Хоть убейте меня, я не знал почему. Потому. И, быть может, нет объяснения
тайнам хотения, которое более точно выражало бы их, чем "потому".
Де Монзи, известный французский политик и друг сионизма, однажды сказал
мне: "Я понимаю в сионизме все, кроме постановки вопроса о языке".
И он привел мне с большой аналитической силой и превосходной логикой множество
убедительных аргументов против древнееврейского языка, который разрушает
всякую связь между мировой культурой и "народом, который создал эту
культуру". Я искал удовлетворительный ответ, не нашел и ответил: "И
все-таки древнееврейский язык. Почему? Потому". Де Монзи воздел руки
горе и сказал: "Теперь я понял. Вы правы. Страсть, не поддающаяся объяснению,
выше всяких объяснений".
Не следовало бы вспоминать об упорном характере народа, собираясь всего
лишь поведать о подростке, улизнувшем из школы. Но это был не единственный
случай в моей жизни, когда я покорялся необъяснимому "потому",
и я не раскиваюсь.
Был у меня в Одессе дядя, старший брат матери, дядя Абрам, состоятельный
коммерсант, знаток древнееврейского языка и бритый маскил*, человек умный
и многоопытный. Он — единственный из всех родственников — ни разу не спросил
меня "почему?", но в канун моего отъезда, когда я зашел проститься
с ним, сказал мне вещь очень разумную и полезную:
- Я слышал, что ты хочешь стать писателем и ради этого избрал странный путь.
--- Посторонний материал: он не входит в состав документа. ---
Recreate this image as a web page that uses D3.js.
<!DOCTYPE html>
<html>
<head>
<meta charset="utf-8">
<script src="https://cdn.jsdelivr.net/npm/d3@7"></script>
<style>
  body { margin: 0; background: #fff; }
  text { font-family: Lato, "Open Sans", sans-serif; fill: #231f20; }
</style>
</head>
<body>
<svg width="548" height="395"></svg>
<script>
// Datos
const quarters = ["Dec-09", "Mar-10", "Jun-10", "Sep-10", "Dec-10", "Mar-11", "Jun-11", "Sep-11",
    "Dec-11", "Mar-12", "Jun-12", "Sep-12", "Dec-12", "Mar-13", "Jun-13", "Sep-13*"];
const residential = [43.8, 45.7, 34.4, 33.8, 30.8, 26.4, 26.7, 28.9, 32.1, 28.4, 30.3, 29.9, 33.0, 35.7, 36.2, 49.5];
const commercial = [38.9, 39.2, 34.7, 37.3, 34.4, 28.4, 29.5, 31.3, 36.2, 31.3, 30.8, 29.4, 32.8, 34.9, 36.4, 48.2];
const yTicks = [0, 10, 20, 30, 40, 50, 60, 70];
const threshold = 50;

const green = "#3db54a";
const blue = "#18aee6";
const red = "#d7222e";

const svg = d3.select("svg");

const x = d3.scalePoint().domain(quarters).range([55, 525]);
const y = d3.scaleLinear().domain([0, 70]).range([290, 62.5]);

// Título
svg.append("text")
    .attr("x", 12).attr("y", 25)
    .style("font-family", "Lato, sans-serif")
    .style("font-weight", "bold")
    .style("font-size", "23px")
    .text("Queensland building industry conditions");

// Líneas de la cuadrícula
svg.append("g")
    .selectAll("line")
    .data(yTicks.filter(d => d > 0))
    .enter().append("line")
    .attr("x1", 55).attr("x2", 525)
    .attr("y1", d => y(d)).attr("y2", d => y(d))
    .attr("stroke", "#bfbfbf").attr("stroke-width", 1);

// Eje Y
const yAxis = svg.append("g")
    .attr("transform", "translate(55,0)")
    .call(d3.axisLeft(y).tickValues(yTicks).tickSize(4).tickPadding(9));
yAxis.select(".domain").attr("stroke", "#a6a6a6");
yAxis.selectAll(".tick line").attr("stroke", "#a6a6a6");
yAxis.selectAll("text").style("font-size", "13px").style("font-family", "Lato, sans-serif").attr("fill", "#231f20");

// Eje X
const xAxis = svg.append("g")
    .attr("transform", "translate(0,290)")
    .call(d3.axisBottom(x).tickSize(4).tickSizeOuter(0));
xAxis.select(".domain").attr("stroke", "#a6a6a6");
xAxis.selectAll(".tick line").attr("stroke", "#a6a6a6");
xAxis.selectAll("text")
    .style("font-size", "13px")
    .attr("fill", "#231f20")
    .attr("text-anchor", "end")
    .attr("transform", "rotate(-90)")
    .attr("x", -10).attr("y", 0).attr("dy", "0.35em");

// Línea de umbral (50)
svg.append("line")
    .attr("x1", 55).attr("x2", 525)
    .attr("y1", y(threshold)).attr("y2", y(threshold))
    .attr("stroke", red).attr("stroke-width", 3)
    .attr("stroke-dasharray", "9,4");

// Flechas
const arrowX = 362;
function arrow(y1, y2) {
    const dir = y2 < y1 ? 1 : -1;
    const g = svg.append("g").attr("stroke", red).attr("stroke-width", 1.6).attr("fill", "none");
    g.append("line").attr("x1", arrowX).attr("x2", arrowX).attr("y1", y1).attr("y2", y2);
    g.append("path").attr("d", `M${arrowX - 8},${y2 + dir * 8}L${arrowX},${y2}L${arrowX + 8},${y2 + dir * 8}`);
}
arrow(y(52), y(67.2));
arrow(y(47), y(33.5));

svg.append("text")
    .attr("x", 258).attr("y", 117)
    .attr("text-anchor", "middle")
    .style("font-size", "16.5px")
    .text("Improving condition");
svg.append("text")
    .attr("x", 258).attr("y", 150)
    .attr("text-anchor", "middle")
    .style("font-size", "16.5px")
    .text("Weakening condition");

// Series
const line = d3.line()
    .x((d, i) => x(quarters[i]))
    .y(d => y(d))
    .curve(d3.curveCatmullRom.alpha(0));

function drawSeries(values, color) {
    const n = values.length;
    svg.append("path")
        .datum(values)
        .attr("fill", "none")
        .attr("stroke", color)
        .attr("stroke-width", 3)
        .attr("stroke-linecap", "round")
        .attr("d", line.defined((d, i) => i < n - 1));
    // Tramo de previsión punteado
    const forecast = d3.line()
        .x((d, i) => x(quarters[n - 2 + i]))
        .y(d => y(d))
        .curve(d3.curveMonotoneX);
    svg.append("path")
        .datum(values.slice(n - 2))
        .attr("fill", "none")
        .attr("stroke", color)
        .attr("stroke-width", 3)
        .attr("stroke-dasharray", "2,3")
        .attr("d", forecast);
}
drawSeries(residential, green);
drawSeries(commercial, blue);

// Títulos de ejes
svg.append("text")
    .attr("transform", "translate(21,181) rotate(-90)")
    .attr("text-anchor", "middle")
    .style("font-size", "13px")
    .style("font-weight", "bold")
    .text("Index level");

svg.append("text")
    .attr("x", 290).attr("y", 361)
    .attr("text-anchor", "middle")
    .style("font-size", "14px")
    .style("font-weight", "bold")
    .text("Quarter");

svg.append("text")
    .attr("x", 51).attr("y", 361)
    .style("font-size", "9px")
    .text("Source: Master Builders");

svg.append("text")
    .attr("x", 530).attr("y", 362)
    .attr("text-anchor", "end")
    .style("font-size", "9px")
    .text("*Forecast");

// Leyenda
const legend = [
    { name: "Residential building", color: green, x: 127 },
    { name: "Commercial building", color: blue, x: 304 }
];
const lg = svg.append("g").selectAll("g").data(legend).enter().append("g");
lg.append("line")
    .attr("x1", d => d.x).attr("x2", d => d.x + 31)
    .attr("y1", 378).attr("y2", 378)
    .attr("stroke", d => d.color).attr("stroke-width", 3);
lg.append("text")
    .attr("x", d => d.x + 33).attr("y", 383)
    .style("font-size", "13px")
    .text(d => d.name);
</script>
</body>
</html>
Это не мое дело. Но вот что ты должен помнить: если ты преуспеешь, все согласно
станут уверять, что ты умница, а если не повезет, скажут: "невежда,
и мы всегда знали, что он просто дурак".
Весной 1898 года я оставил гимназию и отправился в Швейцарию, и этим завершился
период моей юности и созревания. Было мне 17 лет, был я не очень "симпатичный",
ибо склонялся к парадоксам и позе и имел преувеличенное мнение о себе, и
не было у меня плана или линии в жизни, одна лишь жажда жить.